I recently saw this movie on DVD in the Universal 'Hitchcock Collection' series. The source print looks to be in immaculate condition, but the image is a bit soft, suggesting it might be a second generation copy straight from video. The framing is far too tight, so all the compositions are terrible. Even the title of the movie is cropped. I gather from other IMDb reviews that there is a much better version available.

Mr and Mrs Smith is just a footnote to Hitchcock's career.

In his lengthy interviews with Francois Truffaut in the Sixties, Hitchcock gave a comprehensive overview of his whole body of work, but all he could say about this picture is that he did it as a favour to Carole Lombard and that he didn't understand the characters so just photographed Norman Krasna's screenplay.

In truth, there is not much more that needs to be said.

It is a screwball comedy out of the same mould as It Happened One Night, His Girl Friday and Philapdelphia Story. Carole Lombard is a typically feisty wife who learns that her marriage is technically invalid, falls out with with her husband on the flimsiest of pretexts and spends most of the picture being 'adorably' unreasonable.

Robert Montgomery does well enough as the put upon husband, but it is hard not to lose patience with him.
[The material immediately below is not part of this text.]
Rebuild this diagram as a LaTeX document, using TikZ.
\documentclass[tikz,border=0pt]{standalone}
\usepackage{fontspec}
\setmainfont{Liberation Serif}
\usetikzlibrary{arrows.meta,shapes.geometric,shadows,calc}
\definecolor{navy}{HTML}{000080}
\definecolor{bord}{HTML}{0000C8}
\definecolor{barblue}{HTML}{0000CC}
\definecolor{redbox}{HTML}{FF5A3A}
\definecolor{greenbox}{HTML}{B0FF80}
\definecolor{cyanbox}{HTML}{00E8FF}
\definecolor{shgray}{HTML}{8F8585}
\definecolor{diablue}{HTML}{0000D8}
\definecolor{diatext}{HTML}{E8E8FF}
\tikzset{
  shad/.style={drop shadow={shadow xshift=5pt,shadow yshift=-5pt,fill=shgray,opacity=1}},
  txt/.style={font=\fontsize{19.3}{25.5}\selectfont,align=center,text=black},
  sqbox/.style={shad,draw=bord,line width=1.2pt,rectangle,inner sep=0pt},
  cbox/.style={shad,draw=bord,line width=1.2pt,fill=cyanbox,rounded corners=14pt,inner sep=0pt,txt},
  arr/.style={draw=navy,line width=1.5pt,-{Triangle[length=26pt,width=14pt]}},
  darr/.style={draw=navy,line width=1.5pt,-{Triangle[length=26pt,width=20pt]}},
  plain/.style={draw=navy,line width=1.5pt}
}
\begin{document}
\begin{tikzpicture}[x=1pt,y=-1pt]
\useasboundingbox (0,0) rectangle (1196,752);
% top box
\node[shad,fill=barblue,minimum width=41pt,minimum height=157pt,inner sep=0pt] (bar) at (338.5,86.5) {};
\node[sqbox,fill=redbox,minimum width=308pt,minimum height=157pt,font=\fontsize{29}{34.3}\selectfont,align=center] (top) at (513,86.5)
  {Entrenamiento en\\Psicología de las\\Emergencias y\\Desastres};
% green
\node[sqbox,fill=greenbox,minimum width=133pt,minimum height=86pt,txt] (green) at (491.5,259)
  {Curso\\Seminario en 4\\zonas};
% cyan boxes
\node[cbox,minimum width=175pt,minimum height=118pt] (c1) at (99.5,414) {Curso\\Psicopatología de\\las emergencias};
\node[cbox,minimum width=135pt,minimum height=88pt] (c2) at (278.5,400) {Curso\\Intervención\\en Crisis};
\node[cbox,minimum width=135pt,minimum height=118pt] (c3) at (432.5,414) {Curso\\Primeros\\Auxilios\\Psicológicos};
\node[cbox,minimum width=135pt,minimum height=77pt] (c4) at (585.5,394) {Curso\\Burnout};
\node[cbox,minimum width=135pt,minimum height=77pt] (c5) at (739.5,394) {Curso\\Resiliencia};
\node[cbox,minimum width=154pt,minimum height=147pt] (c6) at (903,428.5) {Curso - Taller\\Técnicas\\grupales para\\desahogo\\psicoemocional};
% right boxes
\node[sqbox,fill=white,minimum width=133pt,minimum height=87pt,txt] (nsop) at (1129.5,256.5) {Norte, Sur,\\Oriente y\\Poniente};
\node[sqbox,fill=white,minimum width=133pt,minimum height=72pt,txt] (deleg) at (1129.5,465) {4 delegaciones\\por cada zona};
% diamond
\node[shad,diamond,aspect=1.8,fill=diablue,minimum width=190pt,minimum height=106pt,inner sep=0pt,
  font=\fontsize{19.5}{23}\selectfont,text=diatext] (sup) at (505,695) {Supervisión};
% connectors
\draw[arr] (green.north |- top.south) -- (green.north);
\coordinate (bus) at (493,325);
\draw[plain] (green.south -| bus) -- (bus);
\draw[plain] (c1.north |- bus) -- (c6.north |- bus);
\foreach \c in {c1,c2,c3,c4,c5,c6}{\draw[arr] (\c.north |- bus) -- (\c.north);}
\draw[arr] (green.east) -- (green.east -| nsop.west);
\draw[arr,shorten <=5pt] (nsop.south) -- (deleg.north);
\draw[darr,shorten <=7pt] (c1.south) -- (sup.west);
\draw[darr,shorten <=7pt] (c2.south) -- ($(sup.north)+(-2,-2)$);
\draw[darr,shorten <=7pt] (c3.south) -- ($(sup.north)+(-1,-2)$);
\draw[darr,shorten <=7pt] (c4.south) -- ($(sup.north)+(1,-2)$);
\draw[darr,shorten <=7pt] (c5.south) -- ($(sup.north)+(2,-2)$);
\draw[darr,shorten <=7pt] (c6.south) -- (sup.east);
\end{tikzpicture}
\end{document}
Long before the end of the movie the audience is saying: "dump the silly cow, she's not worth it."

Gene Raymond plays the best friend with whom she becomes engaged. He is supposed to be a courtly, 'old family' Southerner, although this is not obvious from his accent and only really becomes apparent in the drunk scene (which he otherwise plays very well). He is an honourable, generous, teetotal gentleman, so of course he is bullied and patronised by Robert Montgomery and made the butt of many of the jokes - although he is not as badly treated as the similar Ralph Bellamy character in His Girl Friday.

This movie feels like it was made by people who only knew of screwball comedies by reputation, but hadn't actually seen one. For example, a good screwball comedy has a strong central idea with a number of on-going comic threads that continually intertwine and overlap. Here, all the comedy elements are just strung out, like beads on a necklace. This is screwball comedy by the numbers.
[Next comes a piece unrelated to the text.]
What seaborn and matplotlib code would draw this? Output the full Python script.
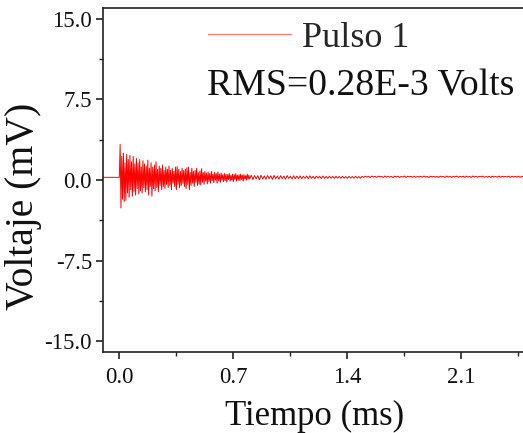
import numpy as np
import pandas as pd
import matplotlib
matplotlib.use("Agg")
import matplotlib.pyplot as plt
import seaborn as sns
from matplotlib.ticker import MultipleLocator, FormatStrFormatter

# ---------------- data (mV) ----------------
# pre-trigger (flat)
t_pre = [-0.1, -0.005]
v_pre = [0.25, 0.25]

# segment A: 0.000 .. 0.795 ms, sampled every 0.005 ms
a_start, a_step = 0.0, 0.005
v_a = [
    0.25, 3.3, -2.6, 2.2, -1.8, 2.5, -2.0, 1.6, -1.9, 2.4,
    -1.2, 1.9, -1.6, 2.3, -0.9, 1.7, -1.5, 2.2, -1.1, 1.5,
    -1.4, 2.0, -0.8, 1.6, -1.3, 1.9, -1.0, 1.2, -1.2, 1.8,
    -0.7, 1.5, -1.1, 1.3, -0.9, 1.85, -1.4, 1.1, -0.6, 1.6,
    -1.5, 1.2, -0.8, 1.4, -1.0, 1.7, -0.7, 1.0, -1.1, 1.3,
    -0.5, 1.1, -0.9, 1.4, -0.6, 0.9, -0.8, 1.2, -0.4, 1.0,
    -0.7, 1.3, -0.5, 0.9, -0.9, 1.1, -0.3, 0.8, -0.6, 1.2,
    -0.9, 1.25, -0.4, 1.0, -0.7, 0.8, -0.5, 1.1, -0.3, 0.9,
    -0.6, 1.0, -0.8, 1.15, -0.4, 1.2, -0.9, 0.7, -0.5, 1.1,
    -0.3, 0.8, -0.6, 0.9, -0.2, 1.1, -0.5, 0.7, -0.4, 0.85,
    -0.45, 1.05, -0.2, 0.7, -0.4, 0.8, -0.1, 0.65, -0.35, 0.75,
    -0.15, 0.6, -0.3, 0.8, -0.05, 0.55, -0.25, 0.7, 0.0, 0.6,
    -0.3, 0.75, -0.1, 0.55, -0.2, 0.65, 0.0, 0.5, -0.15, 0.6,
    -0.05, 0.55, -0.2, 0.5, 0.05, 0.6, -0.1, 0.45, 0.0, 0.55,
    -0.15, 0.5, 0.05, 0.6, -0.1, 0.45, 0.0, 0.5, -0.05, 0.55,
    0.05, 0.45, -0.1, 0.5, 0.1, 0.4, 0.0, 0.55, 0.05, 0.45,
]

# segment B: 0.80 .. 1.49 ms, sampled every 0.01 ms
b_start, b_step = 0.80, 0.01
v_b = [
    0.10, 0.45, 0.05, 0.42, 0.12, 0.40, 0.02, 0.44, 0.10, 0.38,
    0.08, 0.41, 0.14, 0.39, 0.06, 0.43, 0.12, 0.36, 0.09, 0.40,
    0.13, 0.37, 0.08, 0.41, 0.15, 0.35, 0.10, 0.39, 0.12, 0.36,
    0.14, 0.38, 0.11, 0.35, 0.16, 0.37, 0.12, 0.39, 0.15, 0.34,
    0.13, 0.36, 0.17, 0.35, 0.14, 0.37, 0.16, 0.33, 0.15, 0.36,
    0.17, 0.34, 0.15, 0.35, 0.18, 0.33, 0.16, 0.35, 0.17, 0.32,
    0.16, 0.34, 0.18, 0.33, 0.17, 0.35, 0.18, 0.32, 0.17, 0.34,
]

# segment C: 1.50 .. 2.50 ms, sampled every 0.01 ms
c_start, c_step = 1.50, 0.01
v_c = [
    0.24, 0.36, 0.27, 0.35, 0.23, 0.37, 0.28, 0.34, 0.25, 0.36,
    0.29, 0.33, 0.24, 0.37, 0.27, 0.35, 0.26, 0.34, 0.23, 0.36,
    0.28, 0.35, 0.25, 0.33, 0.27, 0.37, 0.24, 0.35, 0.29, 0.34,
    0.26, 0.36, 0.24, 0.33, 0.28, 0.35, 0.25, 0.37, 0.27, 0.34,
    0.23, 0.36, 0.28, 0.34, 0.26, 0.35, 0.24, 0.36, 0.29, 0.33,
    0.25, 0.37, 0.27, 0.34, 0.24, 0.35, 0.28, 0.36, 0.26, 0.33,
    0.29, 0.35, 0.25, 0.36, 0.27, 0.34, 0.24, 0.37, 0.28, 0.35,
    0.26, 0.34, 0.29, 0.36, 0.25, 0.33, 0.27, 0.35, 0.24, 0.36,
    0.28, 0.34, 0.26, 0.37, 0.25, 0.35, 0.29, 0.33, 0.27, 0.36,
    0.24, 0.35, 0.28, 0.34, 0.26, 0.36, 0.25, 0.35, 0.27, 0.34, 0.30,
]

x_ticks = [0.0, 0.7, 1.4, 2.1]
y_ticks = [-15.0, -7.5, 0.0, 7.5, 15.0]
series_label = "Pulso 1"
rms_text = "RMS=0.28E-3 Volts"
x_label = "Tiempo (ms)"
y_label = "Voltaje (mV)"

t_a = a_start + a_step * np.arange(len(v_a))
t_b = b_start + b_step * np.arange(len(v_b))
t_c = c_start + c_step * np.arange(len(v_c))
df = pd.DataFrame({
    "t": np.concatenate([t_pre, t_a, t_b, t_c]),
    "v": np.concatenate([v_pre, v_a, v_b, v_c]),
})

# ---------------- style ----------------
sns.set_style("ticks")
plt.rcParams["font.family"] = ["Liberation Serif", "DejaVu Serif"]
plt.rcParams["axes.unicode_minus"] = False

fig = plt.figure(figsize=(5.23, 4.33), dpi=100)
ax = fig.add_axes([0.197, 0.187, 0.841, 0.7945])

sns.lineplot(data=df, x="t", y="v", ax=ax, color="#ff0000", linewidth=0.7,
             estimator=None, sort=False, label=series_label)

ax.set_xlim(-0.1, 2.6)
ax.set_ylim(-16, 16)
ax.set_xticks(x_ticks)
ax.set_yticks(y_ticks)
ax.xaxis.set_minor_locator(MultipleLocator(0.35))
ax.yaxis.set_minor_locator(MultipleLocator(3.75))
ax.xaxis.set_major_formatter(FormatStrFormatter("%.1f"))
ax.yaxis.set_major_formatter(FormatStrFormatter("%.1f"))

for s in ax.spines.values():
    s.set_linewidth(1.2)
    s.set_color("#222222")
ax.tick_params(axis="both", which="major", direction="out", length=5, width=1.2,
               labelsize=16.5, colors="#222222", labelcolor="#111111")
ax.tick_params(axis="x", which="major", pad=6)
ax.tick_params(axis="y", which="major", pad=3)
ax.tick_params(axis="both", which="minor", direction="out", length=3, width=1.0,
               colors="#222222")

ax.set_xlabel(x_label, fontsize=25, color="#111111")
ax.set_ylabel(y_label, fontsize=28.5, color="#111111")
ax.xaxis.set_label_coords(0.482, -0.14)
ax.yaxis.set_label_coords(-0.139, 0.424)

leg = ax.legend(loc="center left", bbox_to_anchor=(0.239, 0.913), frameon=False,
                fontsize=26, handlelength=2.3, handletextpad=0.3,
                borderaxespad=0.0, borderpad=0.0)
for line in leg.get_lines():
    line.set_color("#ff8080")
    line.set_linewidth(1.0)

ax.text(0.236, 0.773, rms_text, transform=ax.transAxes, fontsize=27.2,
        ha="left", va="center", color="#111111")

fig.savefig("out.png", dpi=100)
It is the same with the direction. Typically, these comedies race along at an ever increasing pace that rises to near hysteria by the end. Hitchcock doesn't get this. His direction is somewhat lethargic and the picture becomes a stately succession of scenes that all seem slightly over-written (but under-nourished) and slightly too long. He was never a particularly good director of actors so he just lets the cast get on with it. They do OK.

Hitchcock had a good sense of humour, which he frequently used in his thrillers, but he had no feel for comedy as a genre. His later Trouble with Harry was also a misfire, for similar reasons to this movie, but at least he was involved in that picture. Here he is just going through the motions.

All the people connected with this movie were good solid professionals so it is not especially bad. It just feels a bit derivative, over-familiar, over-long and ultimately rather flat.

Mr and Mrs Smith is one for Carole Lombard fans and Hitchcock completists only.